El ser humano se construye y opera, se sujeta y deviene, desde fuerzas externas a él mismo y a su principio de razón, y lo que es peor: por fuerzas que no están enteramente (hoy diríamos que en ningún caso) bajo su dominio. Esa es la sospecha. Marx establece conceptos como el de la ideología, caracterizándola en un principio, que luego autores como Althusser, Gramsci o recientemente Zizek matizan, como una especie de «velo», de gafas que generan la realidad al enmascararla: una especie de trampa de la que hay que emanciparse, que generan la conciencia en forma de falsa conciencia y que proviene del interés de una «clase» poderosa que quiere hacer creer que su conveniencia es la realidad que a todos conviene. Un engaño, un trampantojo que en cualquier caso afecta y constituye radicalmente al individuo desde lo externo a su razón.

Freud será en este sentido mucho más radical si cabe: el sujeto está sujeto por lo irreducible a razón, irremediablemente atravesado por lo irracional, fracturado ontológicamente en su constitución por una serie de pulsiones y sinsentidos fuera de su completo dominio que guía una menguada conciencia. El sujeto en su conciencia es un atropellado inconsciente que apenas puede parchear y mal coser un «lo que es» que además se le escapa.
También en Freud, sin embargo, hay esperanza; su teoría psicoanalítica es la que intenta hacer que un sujeto malherido de muerte nada más llegar y guiado por fuerzas inerciales que no consigue casi nunca llevar a razón, pueda ponerse los pantalones por los pies todas las mañanas y tener conciencia de ello.
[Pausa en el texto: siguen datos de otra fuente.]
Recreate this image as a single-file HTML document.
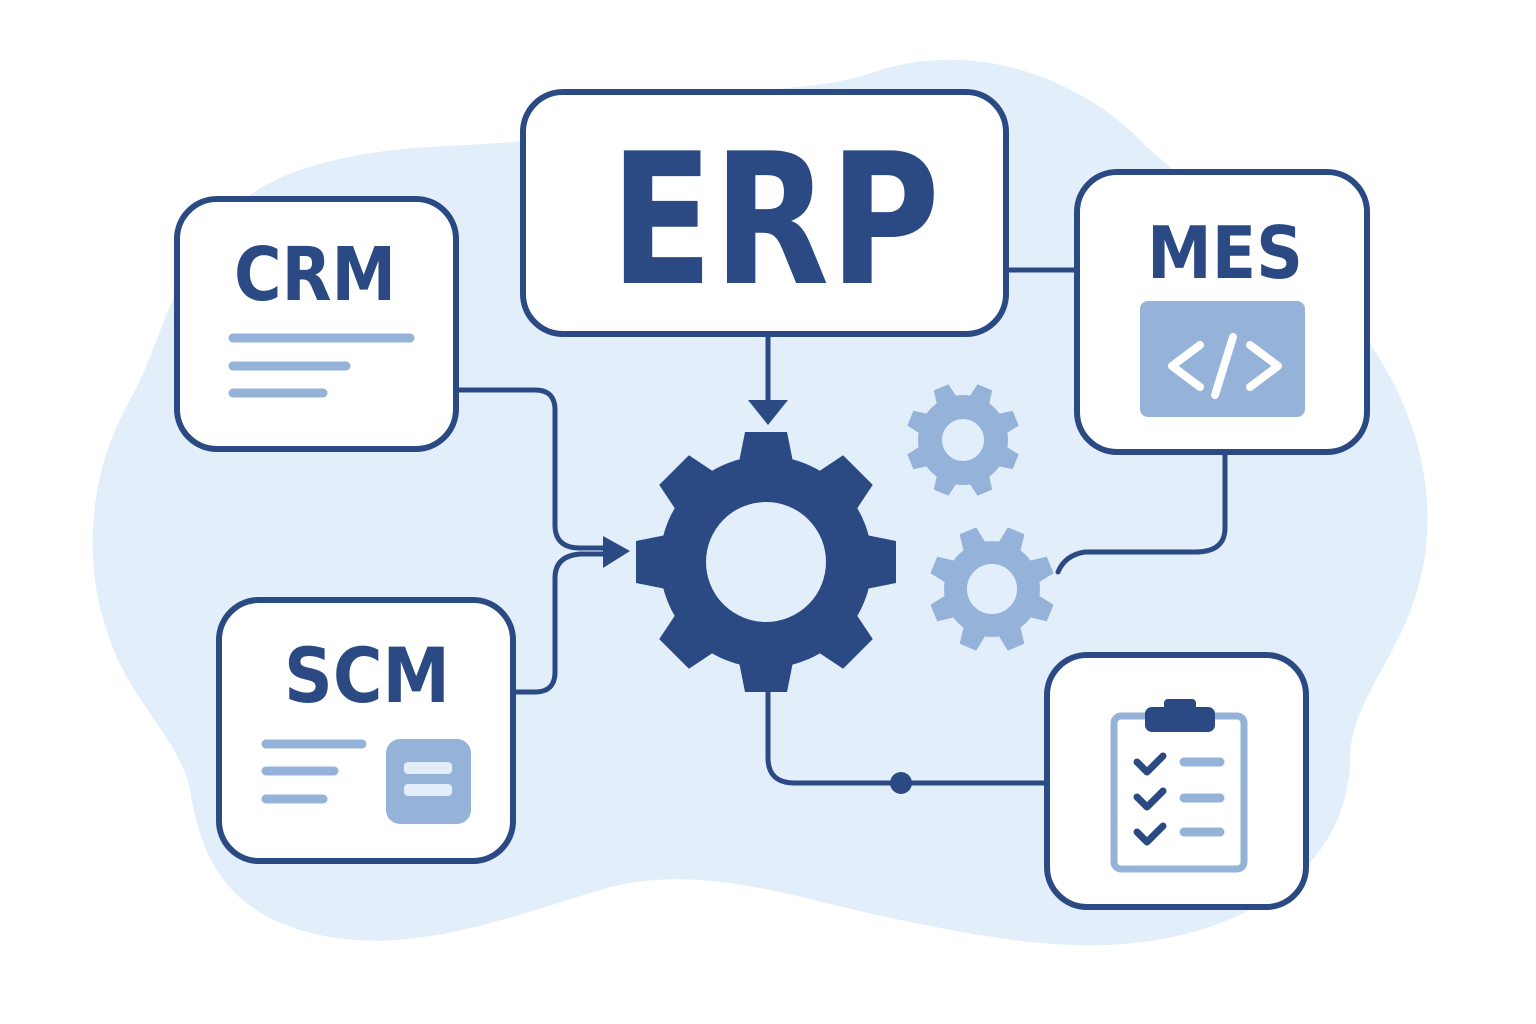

Y Nietzsche, el del martillo, el del campo de batalla, el basilisco que determina la insondable voluntad de poder como única guía y detecta horrorizado que allá en el fondo, debajo de la sucesión de máscaras, no hay más fundamento que una incomprensible nada. Que atisba que la verdad es un acto interpretativo en un desierto que avanza pues pierde su capacidad de interpretación. Un sujeto construido en la nada y en la superstición moralista resentida con la vida contra lo que solo queda el remedio (hasta para Nietzsche pudiera haber remedio sin caer en el escepticismo y el relativismo) del superhombre: el que sabiendo eso consigue sujetarse y hasta danzar en el alambre.

Escuela de la sospecha
A los tres autores, tan distintos, tan lejanos, tan particulares en su forma de derrocar y destruir lo establecido, es Paul Ricoeur el que les encuentra una realidad y un espíritu común: la sospecha. En su obra de 1965, De l’interprétation. Essai sur Freud (traducido aquí como SHUTTERSTOCK «Freud: una interpretación de la cultura»), menciona la «escuela de la sospecha» de la que se han empleado referencias semejante como las de «maestros de la sospecha» o «filosofía de la sospecha».
El análisis de Ricoeur se centra más en la comunión que existe en estos autores en la necesidad de «interpretar» como fundamento de sentido, no en vano este autor es un importante exponente de la fenomenología y la hermenéutica y tiene a autores como Husserl o Gadamer entre sus referencias, que en otros aspectos, pero su afortunada asociación no ha impedido que se utilice esta conceptual tríada para intentar explicar por muchos otros autores lo que estaba por venir tras Marx, Freud y Nietzsche. La realidad de que ni nosotros mismos estamos a nuestra propia disposición, la realidad de que no por querer podemos algo más que querer. La sospecha de que hay fuerzas inerciales que se encarnan en nosotros pero cuyo dominio nos excede que ha devenido certeza.